Gregory Melchor-Barz Director, School of Music; Professor of Music, Musicology/Ethnomusicology
I have juggled a variety of emotions this past week. I have attempted to limit my screen time related to social media (due to obvious Zoom-fatigue), but I find more and more that colleagues, students, and friends are turning to insta-picta-snappa-gram to reach out for counsel, help, and comradery. It’s not that we are needier right now. It’s not that we simply have more time. I think there is a basic underlying notion that we are going to get through COVID-19 better if we do so collectively rather than further retreat into our isolation zones. I really have no space in my life to judge the ways in which other people are going public with their anger, fears, and solutions. But I do have the personal resources to empathize and feel deeply the pain that many of the people with whom I am privileged to live and work are experiencing right now. It’s been a tough week. It’s tough being constantly resilient. It’s tough not being reactive. I am tough. We are tough, yes. And we are even stronger when we are open to the struggles of others.

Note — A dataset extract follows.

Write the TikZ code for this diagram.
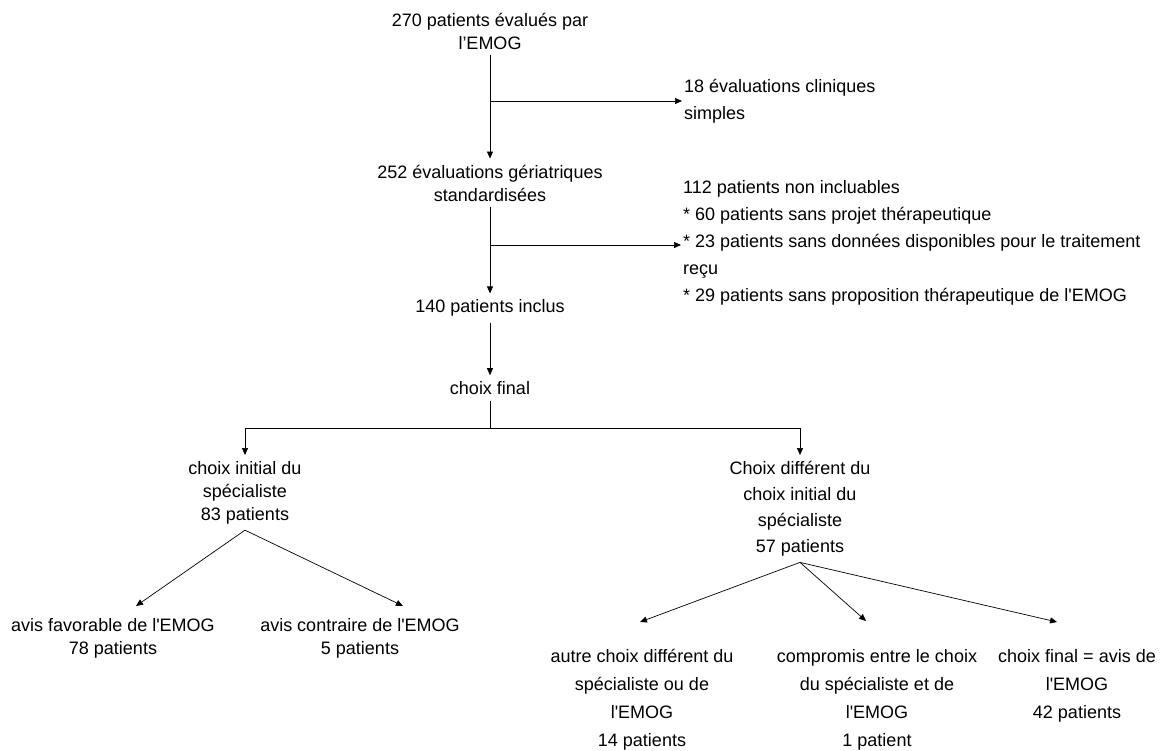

[1] Boston University Athletics uses “Who We Are” to signify departmental goals and rally its student athletes around the human endeavor to succeed in academics, sports, community, and living. For more information on the guiding tenets of “Who We Are,” visit https://goterriers.com/documents/2016/7/1//WWA_GT.pdf?id=2476
[2] Rodney Lister would have loved this performance!
[3] King, C. (1971). You’ve got a friend [Recorded by C. King]. On Tapestry [LP]. Ode, A&M.